The physical debris from forest fires also changes the types of carbon found in aquatic systems, says Mangal.

“For example, when ash settles and debris deposits onto the water, it increases the carbon and contaminant presence in the water causing the water to be darker, more turbid and more odorous,” he says.

This increased organic carbon in the water can lead to the growth of algae blooms that remove much-needed oxygen from water and can also produce more greenhouse gases, further contributing to climate change, he says.

Also contributing to greenhouse gases is carbon being released from thawing permafrost, says Professor of Geography and Tourism Studies Michael Pisaric.

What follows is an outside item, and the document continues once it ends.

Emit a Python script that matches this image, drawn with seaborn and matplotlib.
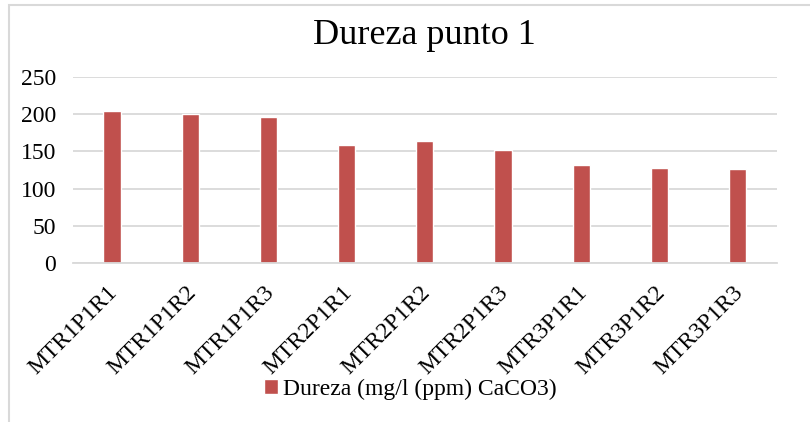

Permafrost, or ground that is permanently frozen from one year to the next, is a dominant feature of Canada’s North.

“Forest fires burning in regions underlain by permafrost disturb the vegetation cover, hastening permafrost degradation and thaw,” says Pisaric, adding that carbon trapped in permafrost decomposes when thawed.

Intense fires burn more deeply into the organic layers of soil, which makes soil less porous, he says. This affects the ability of soils to effectively channel water into the ground, potentially impacting the types of vegetation that can re-establish after a fire.

In some cases, fires are recurring so frequently in recent decades that some long-lived vegetation types are not able to establish and reproduce before the next fire occurs, Pisaric says.

“Studies near Yellowknife and in parts of Yukon Territory are showing that in severely burned areas, some of the typical conifer species that characterize Canada’s boreal regions are having difficulties re-establishing following these severe fire events due to the increased moisture stress that occurs in these severely burned areas,” he says.

Residents in the Northwest Territories and British Columbia are grappling with the impacts of having to flee their homes on short notice, putting the spotlight on how authorities deal with forest fires.

“The transfer and co-ordination of authority and management between the local and provincial levels is challenging, as it is negotiated in real time and as the situation is extremely unpredictable,” says Associate Professor of the Environmental Sustainability Research Centre Julia Baird.

Baird, Canada Research Chair in Human Dimensions of Water Resources and Water Resilience, and her colleagues conducted research on major wildfires in Alberta and Sweden.

“What we learned was that it is really important to build relationships in advance of an emergency, as those relationships yield benefits when needed — for example, an emergency responder can capitalize on existing connections and very quickly have the necessary information to a critical question,” says Baird.

She says clear procedures with built-in flexibility can support the scale-up of an emergency response.

“Evacuation and meeting the physical needs of evacuees is interconnected with logistics and supply, as the needs of the evacuation centres and resources available are constantly in interplay and offers of assistance must be co-ordinated with need levels,” Baird says.

“Another example is the task of communication to the public and evacuation, where those being evacuated need timely information about where to go, and the information itself depends on capacity and fire forecasts.”